Data validation is a process of determining and verifying data availability. Generally, the collected data cannot be further processed due to some format problems. Take image recognition as an example. Users often find some images from the Internet for training, and the image quality cannot be ensured. The name, path, and extension of the images may not meet the requirements of the training algorithm. Images may also be partially damaged. As a result, the images cannot be decoded or processed by the algorithm. Therefore, data validation is very important. It helps AI developers detect data problems and effectively prevent algorithm precision deterioration or training failures caused by noisy data.
Data cleansing: refers to the process of removing, correcting, or supplementing data.
Data cleansing is to check data consistency based on data validation and correct some invalid values. For example, in the deep learning field, data may be cleansed based on a positive sample and a negative sample that are input by a user, to retain a category that the user wants and remove a category that the user does not want.
Data selection: refers to the process of selecting data subsets from full data.
Data can be selected based on the similarity or deep learning algorithm. Data selection can avoid problems such as duplicate and similar images introduced during manual image collection.
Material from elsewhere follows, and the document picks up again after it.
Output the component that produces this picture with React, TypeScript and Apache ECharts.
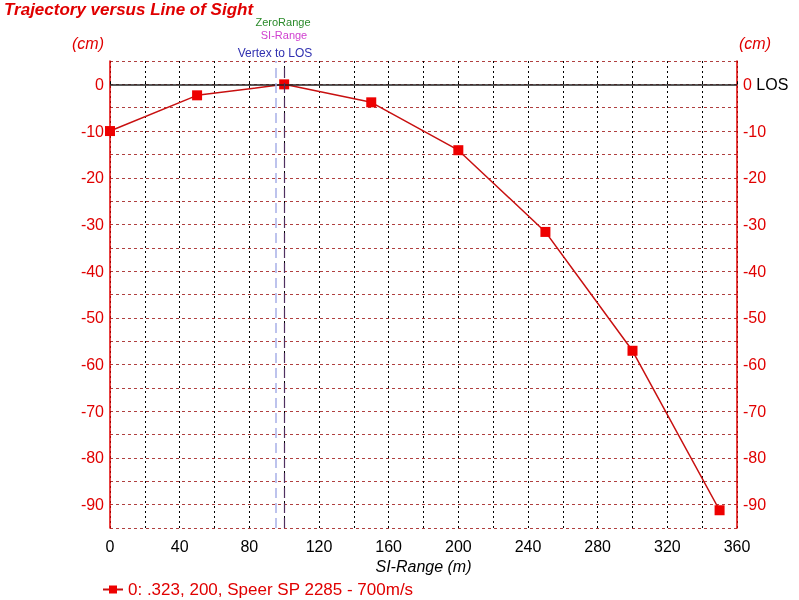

Among a batch of inference data input to an old model, data selection using built-in rules can further improve the precision of the old model.
Data augmentation:
Data augmentation: increases data volumes directly or indirectly through simple data augmentation operations such as scaling, cropping, transformation, and composition.
Data transfer between domains: generates data transferred from the original domain to the target domain by applying deep learning models and learning the datasets of the original and target domains.